Varian Fry//Image Credit: Columbia University Rare Book and Manuscript Library

Although ‘The Flight Portfolio’ is based on a true story, Julie Orringer did take creative liberties to write the same. “[…] when I learned about Fry, I felt like his story had to be told. And I’m a fiction writer, so I tend to think my way into telling a story through the lens of invention,” the author told Brooklyn Review. “I love the freedom it confers, and the access it allows to characters’ inner lives, historical constraints notwithstanding. I became fascinated by what couldn’t or wouldn’t have been recorded about Fry’s life at the time—i.e., the parts of his experience that would have been considered, according to the mores of 1940’s America, outré or morally damning,” Orringer added.

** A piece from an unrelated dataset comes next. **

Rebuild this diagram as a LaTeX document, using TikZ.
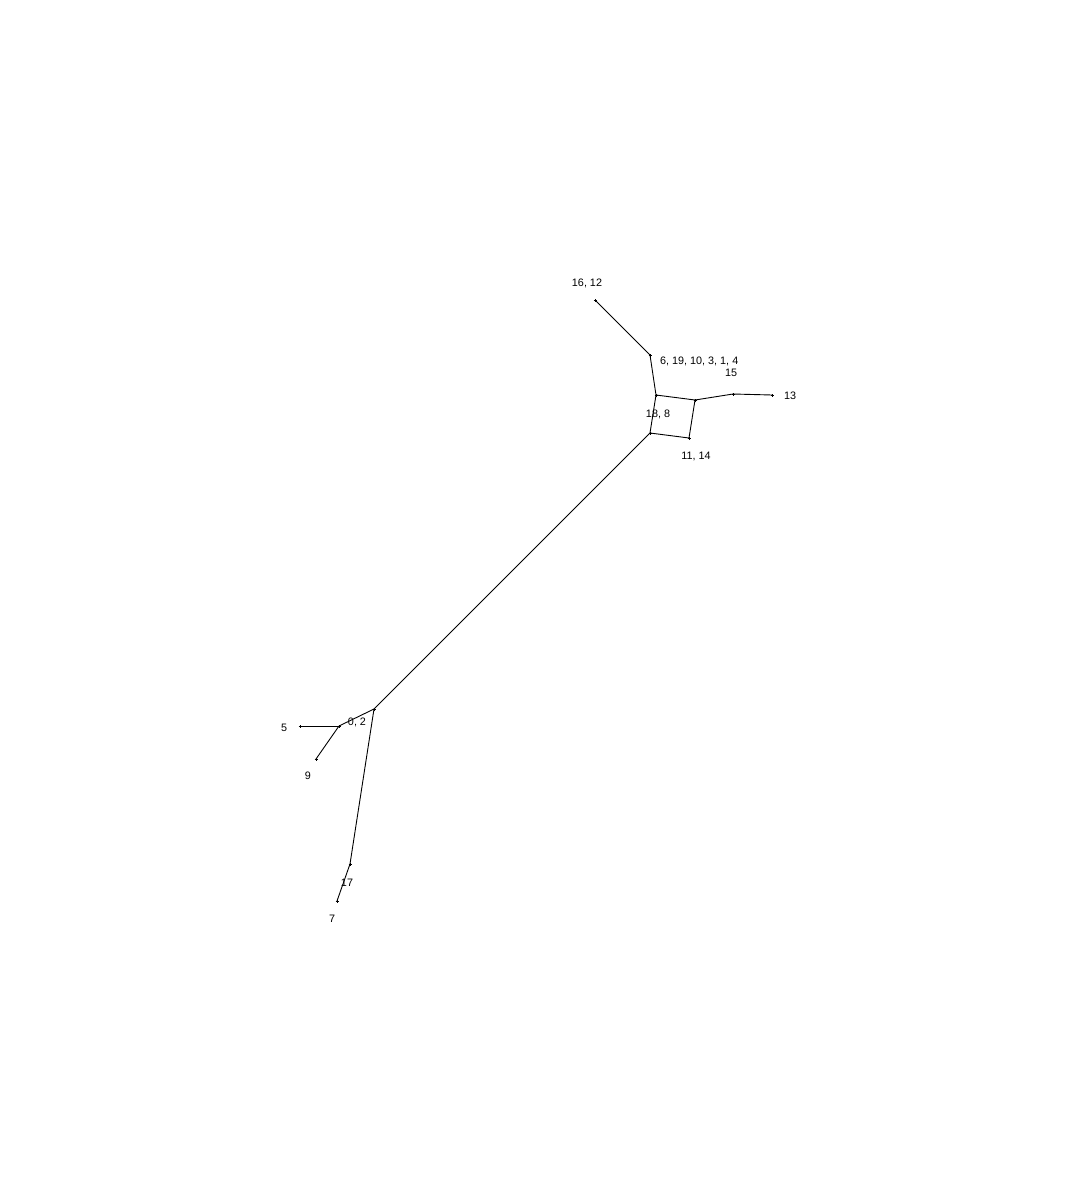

Anna Winger, the co-creator of ‘Transatlantic,’ also followed Orringer’s method to conceive the series. “Well, you read everybody else’s work, you read all the history, and then you have to kind of leave it behind to write the fiction. Because we don’t know what people were really saying behind closed doors, we don’t know exactly who was sleeping with who,” Winger told The Hollywood Reporter about combining reality and fiction to make the series. This integration of reality and fiction makes ‘Transatlantic’ a moving drama about the sacrifices made by Fry and his allies to save thousands of individuals who later changed the course of American culture.